Real-world speeds vs advertised
Advertised speeds in Panama follow the same pattern as everywhere else: the headline number is the theoretical maximum, not the typical delivered speed. For most home users, the gap between advertised and delivered is manageable. For remote workers doing heavy video calls, large file transfers, or screen-sharing sessions all day, the gap matters more.

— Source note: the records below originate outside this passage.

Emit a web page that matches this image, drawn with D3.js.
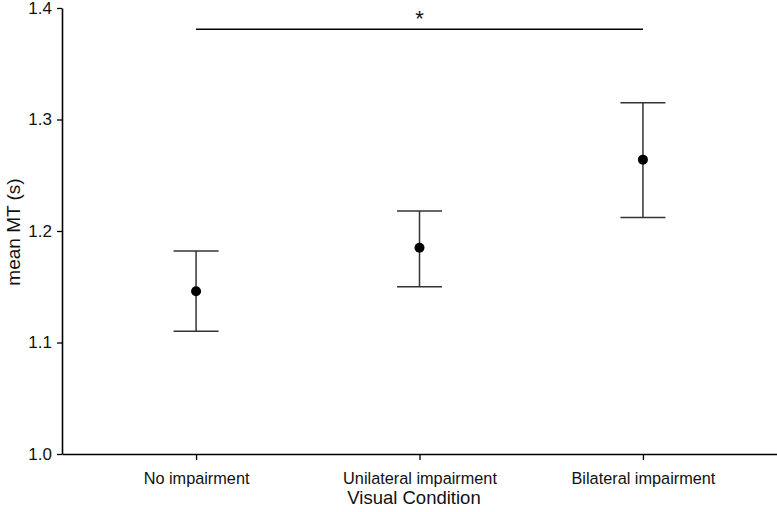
<!DOCTYPE html>
<html><head><meta charset="utf-8">
<script src="https://cdn.jsdelivr.net/npm/d3@7"></script>
<style>body{margin:0;background:#fff}svg{display:block}text{font-family:"Liberation Sans",Arial,sans-serif;fill:#111}</style>
</head><body>
<svg id="c" width="777" height="512"></svg>
<script>
const categories = ["No impairment", "Unilateral impairment", "Bilateral impairment"];
const means = [1.146, 1.185, 1.264];
const upper = [1.182, 1.218, 1.315];
const lower = [1.110, 1.150, 1.212];
const yTicks = [1.0, 1.1, 1.2, 1.3, 1.4];
const sigValue = 1.381;

const svg = d3.select("#c");
const x = d3.scalePoint().domain(categories).range([62, 777]).padding(0.6);
const y = d3.scaleLinear().domain([1.0, 1.4]).range([454, 8]);

const yAxis = svg.append("g").attr("transform", "translate(62,0)")
  .call(d3.axisLeft(y).tickValues(yTicks).tickFormat(d3.format(".1f")).tickSize(5).tickSizeOuter(0));
yAxis.select(".domain").attr("stroke", "#000").attr("stroke-width", 1.6);
yAxis.selectAll(".tick line").attr("stroke", "#000").attr("stroke-width", 1.3);
yAxis.selectAll(".tick text").attr("font-size", 17).attr("x", -10).style("font-family", '"Liberation Sans",Arial,sans-serif').attr("fill", "#111");

const xAxis = svg.append("g").attr("transform", "translate(0,454)")
  .call(d3.axisBottom(x).tickSize(6).tickSizeOuter(0));
xAxis.select(".domain").attr("stroke", "#000").attr("stroke-width", 1.6);
xAxis.selectAll(".tick line").attr("stroke", "#000").attr("stroke-width", 1.3);
xAxis.selectAll(".tick text").attr("font-size", 16.3).attr("y", 18).style("font-family", '"Liberation Sans",Arial,sans-serif').attr("fill", "#111");

svg.append("text").attr("x", 414).attr("y", 504).attr("text-anchor", "middle")
  .attr("font-size", 18.5).text("Visual Condition");
svg.append("text").attr("transform", "translate(20,232) rotate(-90)").attr("text-anchor", "middle")
  .attr("font-size", 19).text("mean MT (s)");

const g = svg.append("g");
categories.forEach((c, i) => {
  const cx = x(c);
  g.append("line").attr("x1", cx).attr("x2", cx).attr("y1", y(upper[i])).attr("y2", y(lower[i]))
    .attr("stroke", "#333").attr("stroke-width", 1.5);
  [upper[i], lower[i]].forEach(v => {
    g.append("line").attr("x1", cx - 22.5).attr("x2", cx + 22.5).attr("y1", y(v)).attr("y2", y(v))
      .attr("stroke", "#333").attr("stroke-width", 1.5);
  });
  g.append("circle").attr("cx", cx).attr("cy", y(means[i])).attr("r", 5).attr("fill", "#000");
});

svg.append("line").attr("x1", x(categories[0])).attr("x2", x(categories[2]))
  .attr("y1", y(sigValue)).attr("y2", y(sigValue)).attr("stroke", "#000").attr("stroke-width", 1.6);
svg.append("text").attr("x", (x(categories[0]) + x(categories[2])) / 2).attr("y", 26)
  .attr("text-anchor", "middle").attr("font-size", 22).text("*");
</script>
</body></html>
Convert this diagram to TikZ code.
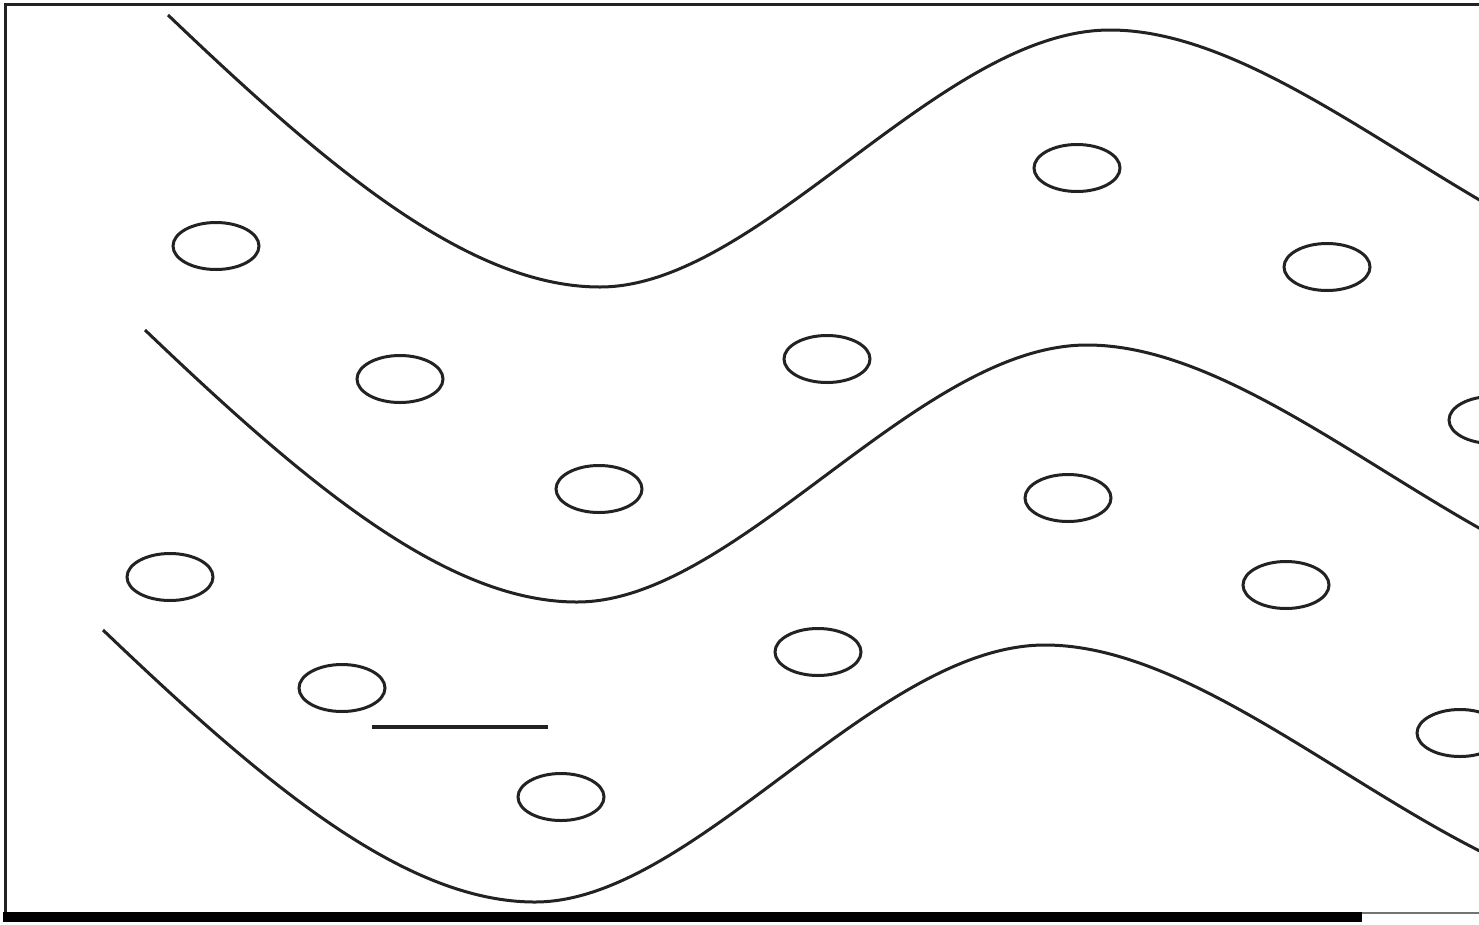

What to expect from cable broadband
A Cable Onda or Claro cable plan advertised at 100 Mbps down will typically deliver 60 to 90 Mbps during off-peak hours. During peak evening hours (roughly 7 PM to 11 PM), speeds on shared cable nodes can drop noticeably in dense residential buildings. For daytime work, this is usually not an issue. Upload speeds on cable plans are asymmetric - a 100 Mbps down plan may come with only 10 to 20 Mbps up, which matters if you are on video calls for hours every day.
What to expect from fiber
Where FTTH is available, speeds are more consistent and upload speeds are closer to symmetric. A 200 Mbps fiber plan typically delivers close to advertised speeds for both upload and download, with much less peak-hour variation. If you work from home full-time, fiber in the building is worth prioritizing over cable - even at a slightly higher monthly cost.
Pricing context
Entry-level plans (25-50 Mbps) run roughly $30 to $45 per month. Mid-tier (100-200 Mbps) runs $45 to $75. Higher-end fiber plans can reach $80 to $120. Prices shift with promotions, and providers often bundle fixed broadband with mobile plans at a discount. Installation fees are common and can range from $50 to $150 unless waived on a promotional contract.
Neighborhood variation
The core high-density neighborhoods of Panama City have generally good fixed broadband availability. The further you move from the dense residential core, or the older the building stock, the more variable coverage becomes.
Well-served areas
Punta Pacifica, Costa del Este, San Francisco, El Cangrejo, Obarrio, Bella Vista, and Marbella are all well-served by at least Cable Onda, and increasingly by Claro fiber in newer towers. Most modern high-rises in these areas were wired during construction for at least cable broadband. The main variable in these neighborhoods is building age and internal wiring quality, not street-level availability.
Transitional and outer areas
Neighborhoods like Betania, Juan Diaz, Pueblo Nuevo, and areas along the Transistmica corridor are served but with less density of options. Cable Onda has cable infrastructure in many of these areas, but fiber is less common. Buildings in these neighborhoods may have only one viable provider rather than two or three.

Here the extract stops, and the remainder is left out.